Тем не менее свои собрания стихотворений (кроме первого) Некрасов открывал другим произведением, которое, видимо, считал впоследствии подлинным началом своего «настоящего» пути в литературе. Недаром некоторые мемуаристы ошибались, принимая именно его за тот текст, который вызвал первый восторг у некрасовского «учителя» («…У Белинского засверкали глаза, он бросился к Некрасову, обнял его и сказал чуть не со слезами на глазах: «Да знаете ли вы, что вы поэт — и поэт истинный?», — пишет в воспоминаниях Панаев). Это стихотворение, написанное в 1845 году и также напечатанное в «Петербургском сборнике». Белинский в целом отозвался о помещенных там стихах Некрасова очень высоко, но особенно выделил именно это. Герцен назвал стихотворение «превосходным». Именно «В дороге» стало подлинным обретением Некрасовым голоса. Голос здесь — самое важное. Стихотворение «Родина» имеет те же достоинства, что «Колыбельная песня», но и те же недостатки: оно одновременно слишком «громкое» — до истерики и слишком интимное — до эксгибиционизма, и в этом смысле и опасное, и «незрелое». Некрасов ищет другой — буквально «чужой» — голос, который звучал бы «тише», сдержаннее.

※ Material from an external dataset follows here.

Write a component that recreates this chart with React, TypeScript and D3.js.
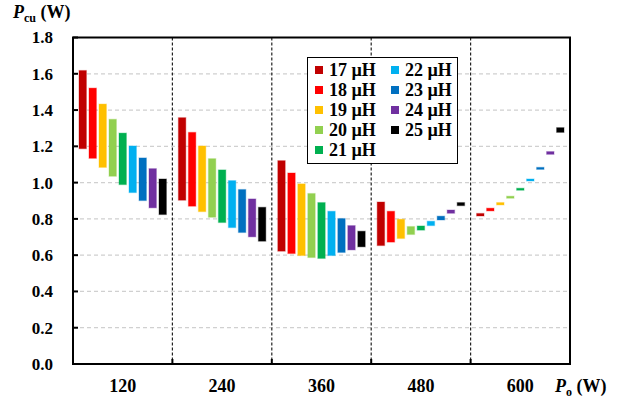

«В дороге» — еще одно стихотворение о том, как крепостное право калечит человека, но ощущение ужаса и несправедливости возникает само по себе, из «услышанной» истории. Стихотворение буквально разложено по голосам: самого лирического героя, ямщика, и как будто откуда-то из глубины слышится голос несчастной крепостной женщины. Здесь так же все — и мужик, и его несчастная жена — жертвы, но сказано об этом не прямо, не сильными словами, а становится ясно как будто из самого сопоставления двух миров, двух языков, мужицкого и дворянского. Трагедия женщины заключается в несовместимости этих миров, культур, пониманий смысла жизни, законов общежития. И потому за общей мыслью, заключающейся в том, что крепостное право позволяет обращаться с человеком, как с игрушкой, которую можно бросить, когда она надоест, перестанет нравиться или просто сделает что-то против господской воли, встает более сложная и, так сказать, долгая проблема: кому сочувствовать и кто здесь большая жертва.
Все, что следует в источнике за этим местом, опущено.